- [What to do]
From the first line of the data below through the line holding "from matplotlib.ticker import FixedLocator", output each line exactly and leave the pictures out.
::::
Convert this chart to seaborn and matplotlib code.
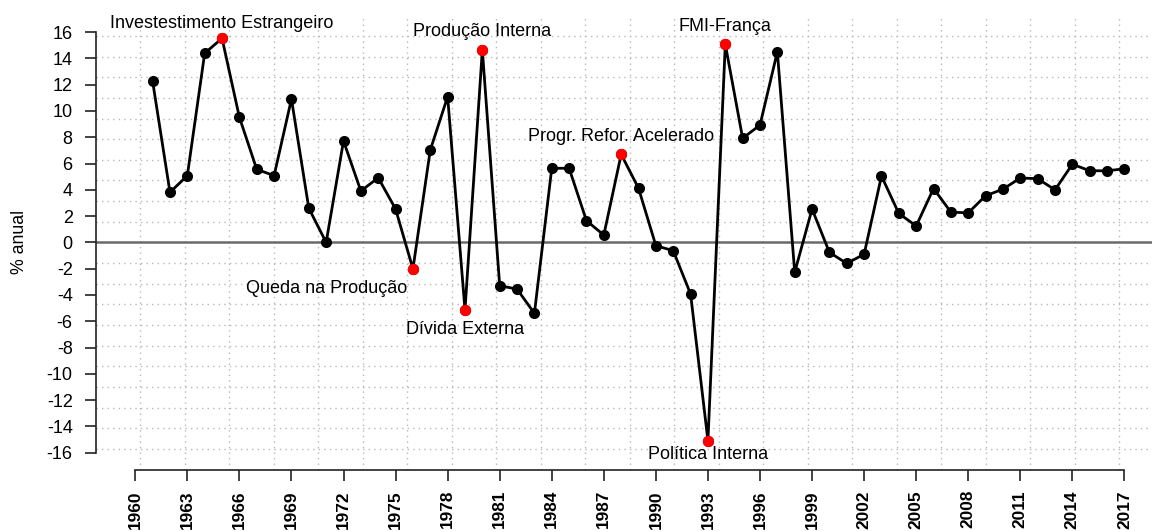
import numpy as np
import pandas as pd
import matplotlib
matplotlib.use("Agg")
import matplotlib.pyplot as plt
import seaborn as sns
from matplotlib.ticker import FixedLocator

# ---------------- data ----------------
years = list(range(1961, 2018))
growth = [12.26, 3.81, 5.08, 14.39, 15.53, 9.52, 5.56, 5.08, 10.91, 2.60,
          0.00, 7.72, 3.91, 4.92, 2.54, -2.02, 7.03, 11.09, -5.14, 14.64,
          -3.30, -3.55, -5.40, 5.64, 5.64, 1.65, 0.56, 6.70, 4.12, -0.25,
          -0.63, -3.93, -15.09, 15.08, 7.92, 8.93, 14.51, -2.28, 2.54, -0.76,
          -1.60, -0.90, 5.05, 2.20, 1.25, 4.10, 2.30, 2.25, 3.55, 4.05,
          4.90, 4.85, 4.00, 5.95, 5.45, 5.45, 5.60]

event_years = [1965, 1980, 1994, 1988, 1976, 1979, 1993]
event_labels = ["Investestimento Estrangeiro", "Produção Interna", "FMI-França",
                "Progr. Refor. Acelerado", "Queda na Produção", "Dívida Externa",
                "Política Interna"]

xtick_years = list(range(1960, 2018, 3))
ytick_values = list(range(-16, 17, 2))
y_label = "% anual"

# ---------------- layout / style ----------------
# label offsets (pixels) relative to the highlighted point, and alignment
label_offsets_px = [(0, 10), (0, 14), (0, 13), (0, 13), (-6, -24), (0, -24), (0, -18)]
label_ha = ["center", "center", "center", "center", "right", "center", "center"]

sns.set_style("white")
plt.rcParams["font.family"] = ["Liberation Sans", "DejaVu Sans"]

W, H = 1152, 531
fig = plt.figure(figsize=(W / 100, H / 100), dpi=100)
ax_left, ax_right = 95.7, 1164.0
ax_top, ax_bottom = 15.3, 469.5
ax = fig.add_axes([ax_left / W, (H - ax_bottom) / H,
                   (ax_right - ax_left) / W, (ax_bottom - ax_top) / H])

df = pd.DataFrame({"ano": years, "crescimento": growth})
ev = df.set_index("ano").loc[event_years, "crescimento"].values

# limits like R's default 4% extension
x0, x1 = min(xtick_years), max(xtick_years)
xr = (x1 - x0) * 0.04
y0, y1 = min(ytick_values), max(ytick_values)
yr = (y1 - y0) * 0.04
ax.set_xlim(x0 - xr, x1 + xr)
ax.set_ylim(y0 - yr, y1 + yr)

# grid (R grid with equal divisions of the plot region)
xl = ax.get_xlim()
yl = ax.get_ylim()
ax.xaxis.set_minor_locator(FixedLocator(np.linspace(xl[0], xl[1], 25)[1:-1]))
ax.yaxis.set_minor_locator(FixedLocator(np.linspace(yl[0], yl[1], 23)[1:-1]))
ax.grid(which="minor", color="#b8b8b8", linestyle=(0, (1, 3)), linewidth=1.0, zorder=0)
ax.grid(which="major", visible=False)
ax.set_axisbelow(True)

ax.axhline(0, color="#6a6a6a", lw=1.8, zorder=1)

sns.lineplot(data=df, x="ano", y="crescimento", ax=ax, color="black", lw=2.0,
             marker="o", markersize=8, markeredgewidth=0, zorder=3)
sns.scatterplot(x=event_years, y=ev, ax=ax, color="#ff0000", s=66,
                linewidth=0, zorder=4)

for lab, yx, yv, (dx, dy), ha in zip(event_labels, event_years, ev,
                                      label_offsets_px, label_ha):
    ax.annotate(lab, xy=(yx, yv), xytext=(dx * 0.72, dy * 0.72),
                textcoords="offset points", ha=ha, va="baseline",
                fontsize=13, color="black", zorder=5, annotation_clip=False)

# axes
for s in ["top", "right"]:
    ax.spines[s].set_visible(False)
ax.spines["left"].set_bounds(y0, y1)
ax.spines["bottom"].set_bounds(x0, x1)
for s in ["left", "bottom"]:
    ax.spines[s].set_linewidth(1.2)
    ax.spines[s].set_color("#222222")

ax.set_xticks(xtick_years)
ax.set_xticklabels([str(y) for y in xtick_years], rotation=90, fontweight="bold")
ax.set_yticks(ytick_values)
ax.set_yticklabels([str(v) for v in ytick_values])
ax.tick_params(axis="both", which="major", length=8, width=1.2, pad=8.6,
               labelsize=13, direction="out", color="#222222", labelcolor="black",
               bottom=True, left=True)
ax.tick_params(axis="x", which="major", labelsize=12.4, pad=6.8)
ax.tick_params(axis="both", which="minor", length=0)

ax.set_xlabel("")
ax.set_ylabel(y_label, fontsize=12.8, ha="center", va="center", color="black")
ax.yaxis.set_label_coords((19.3 - ax_left) / (ax_right - ax_left), 0.5)

fig.savefig("out.png", dpi=100)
::::
- [Expected output]
Convert this chart to seaborn and matplotlib code.
import numpy as np
import pandas as pd
import matplotlib
matplotlib.use("Agg")
import matplotlib.pyplot as plt
import seaborn as sns
from matplotlib.ticker import FixedLocator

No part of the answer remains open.